Metro State University political science professor Tom O'Connell says the Willmar 8 strike has many elements to keep it in the history books for one, there are hundreds of newspaper articles and artifacts to document the strike. But O'Connell says what makes the strike significant to future generations is the story itself.
TOM O'CONNELL: It's a quintessential story about what I call social power, how people come together around shared values and shared grievances and then discover a strength together that they never had as isolated individuals.
GRETCHEN LEHMANN: Despite the story's universal appeal, O'Connell says he's not certain if in 100 years the story will be much more than a footnote in some labor union textbook. The trend in academics, he says, is for documentaries and books to fall out of use to make way for new materials and new stories.
Renée Vaughn, a women's studies instructor at several Minnesota colleges, says she also has concerns about the future of the Willmar 8 story but for a different reason. Back in 1996 when she was working on her master's thesis about the strike, she found few academic articles. And those she did find, painted a very inaccurate picture.
RENÉE VAUGHN: When I did come across articles on the Willmar 8, many times they were either omitted or it came from a very male perspective. And it tended to distort the women's experiences as I came to know it through my research directly with them.
GRETCHEN LEHMANN: Vaughn says she hopes her own writings will clear up some of these distortions. She admits that while she shows the Willmar 8 documentary in her classes, she can't say for certain whether other instructors still teach the material. But Vaughn says that's not the point of teaching any historical event.
RENÉE VAUGHN: No social movement in history, whether it's the Civil Rights Movement, whether it's the Women's Movement, whether it's the Labor Movement, no movement in history has ever come across as being one specific movement or one specific incident that has caused an incredible social change. Its many different, small movements that come together, and then they roll in to one another.

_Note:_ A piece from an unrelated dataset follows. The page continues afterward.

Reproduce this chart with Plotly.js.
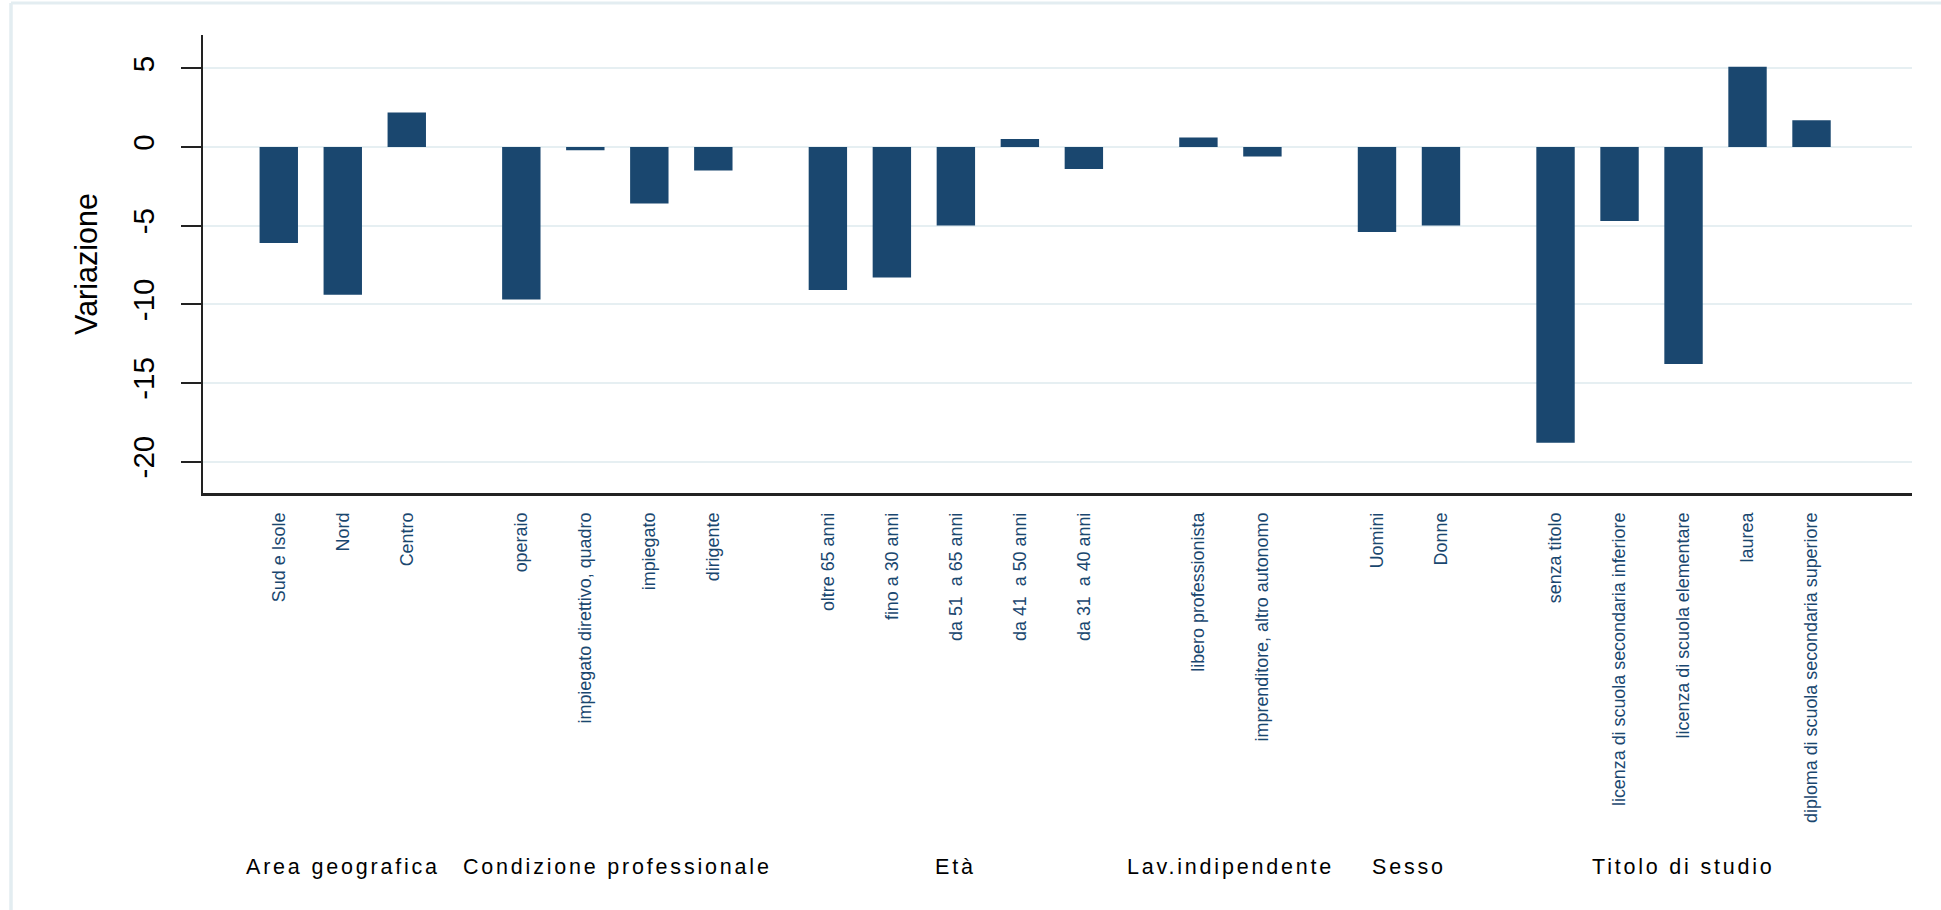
<!DOCTYPE html>
<html>
<head>
<meta charset="utf-8">
<script src="https://cdn.plot.ly/plotly-3.0.1.min.js"></script>
<style>
html, body { margin: 0; padding: 0; background: #ffffff; }
#chart { width: 1941px; height: 910px; }
</style>
</head>
<body>
<div id="chart"></div>
<script>
// ---- Data ----
const groupNames = ["Area geografica", "Condizione professionale", "Età", "Lav.indipendente", "Sesso", "Titolo di studio"];

const areaCats = ["Sud e Isole", "Nord", "Centro"];
const areaVals = [-6.1, -9.4, 2.2];

const condCats = ["operaio", "impiegato direttivo, quadro", "impiegato", "dirigente"];
const condVals = [-9.7, -0.2, -3.6, -1.5];

const etaCats = ["oltre 65 anni", "fino a 30 anni", "da 51  a 65 anni", "da 41  a 50 anni", "da 31  a 40 anni"];
const etaVals = [-9.1, -8.3, -5.0, 0.5, -1.4];

const lavCats = ["libero professionista", "imprenditore, altro autonomo"];
const lavVals = [0.6, -0.6];

const sessoCats = ["Uomini", "Donne"];
const sessoVals = [-5.4, -5.0];

const titoloCats = ["senza titolo", "licenza di scuola secondaria inferiore", "licenza di scuola elementare", "laurea", "diploma di scuola secondaria superiore"];
const titoloVals = [-18.8, -4.7, -13.8, 5.1, 1.7];

const yTickVals = [-20, -15, -10, -5, 0, 5];

// ---- Build positions (bars grouped with an extra gap between groups) ----
const groupCats = [areaCats, condCats, etaCats, lavCats, sessoCats, titoloCats];
const groupVals = [areaVals, condVals, etaVals, lavVals, sessoVals, titoloVals];
const GROUP_GAP = 0.79;

const xs = [], ys = [], labels = [], groupCenters = [];
let idx = 0;
groupCats.forEach(function (cats, g) {
  const first = idx + g * GROUP_GAP;
  cats.forEach(function (c, i) {
    xs.push(idx + g * GROUP_GAP);
    ys.push(groupVals[g][i]);
    labels.push(c.replace(/ /g, "\u00a0"));
    idx++;
  });
  const last = (idx - 1) + g * GROUP_GAP;
  groupCenters.push((first + last) / 2);
});

const SANS = "'Liberation Sans', Arial, Helvetica, sans-serif";
const NAVY = "#1a476f";

const trace = {
  type: "bar",
  x: xs,
  y: ys,
  width: 0.6,
  marker: { color: NAVY, line: { width: 0 } },
  hoverinfo: "x+y",
  showlegend: false
};

const annotations = groupNames.map(function (name, g) {
  return {
    x: groupCenters[g],
    xref: "x",
    y: -0.8166,
    yref: "paper",
    text: '<span style="letter-spacing:2.8px">' + name + '</span>',
    showarrow: false,
    xanchor: "center",
    yanchor: "middle",
    font: { family: SANS, size: 21.5, color: "#000000" }
  };
});

const layout = {
  width: 1941,
  height: 910,
  margin: { l: 203, r: 29, t: 35, b: 417, pad: 0 },
  paper_bgcolor: "#ffffff",
  plot_bgcolor: "#ffffff",
  bargap: 0.4,
  xaxis: {
    range: [-1.184, 25.52],
    tickmode: "array",
    tickvals: xs,
    ticktext: labels,
    tickangle: -90,
    tickfont: { family: SANS, size: 17.9, color: NAVY },
    ticks: "",
    ticklabelstandoff: 10,
    showgrid: false,
    zeroline: false,
    showline: true,
    linecolor: "#222222",
    linewidth: 2.5,
    fixedrange: true,
    automargin: false
  },
  yaxis: {
    range: [-22.0, 7.12],
    tickmode: "array",
    tickvals: yTickVals,
    ticktext: yTickVals.map(function (v) { return String(v); }),
    tickangle: -90,
    ticks: "outside",
    ticklen: 20,
    tickwidth: 2,
    tickcolor: "#222222",
    tickfont: { family: SANS, size: 29.5, color: "#000000" },
    ticklabelstandoff: 15,
    showline: true,
    linecolor: "#222222",
    linewidth: 2.5,
    showgrid: true,
    gridcolor: "#e6eff2",
    gridwidth: 2,
    zeroline: false,
    fixedrange: true,
    automargin: false,
    title: {
      text: "Variazione",
      font: { family: SANS, size: 30.5, color: "#000000" },
      standoff: 20
    }
  },
  annotations: annotations,
  shapes: [
    { type: "line", xref: "paper", yref: "paper", x0: -0.11235, x1: 1.03, y0: 1.06987, y1: 1.06987,
      line: { color: "#e3edf1", width: 3 } },
    { type: "line", xref: "paper", yref: "paper", x0: -0.11235, x1: -0.11235, y0: 1.06987, y1: -0.94,
      line: { color: "#e3edf1", width: 3.5 } }
  ]
};

Plotly.newPlot("chart", [trace], layout, { displayModeBar: false, staticPlot: true });
</script>
</body>
</html>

GRETCHEN LEHMANN: Renée Vaughn believes as long as women continue to press for equal pay and equal job opportunities, the Willmar 8 will find some niche in history. And she agrees with striker Irene Wallen, there's still room for change.
IRENE WALLEN: I think it just came out recently with the US Department of Labor Statistics, women are still making $0.71 to every male dollar. And in the top 500 banks in the nation, there's only five women that hold the title of CEO.
GRETCHEN LEHMANN: No matter what the legacy will be of the Willmar 8, Irene Wallen, says she's content with offers to come and speak to students and with the letters she still gets from people across the world thanking her for speaking out. But she admits she won't complain if the story of the Willmar 8 endures.
IRENE WALLEN: I hope they don't forget it. I'm surprised they remembered it this long really. To us, it's amazing.
GRETCHEN LEHMANN: The Willmar 8 may get one more surprise. The planners of the proposed Minnesota Labor Interpretive Center say they expect photos and stories about the eight women from Willmar will occupy a prominent place at their new facility. The center, which is set to open its doors in the year 2001, could be just the ticket to keep the Willmars strike story alive. In Collegeville, I'm Gretchen Lehmann, Minnesota Public Radio.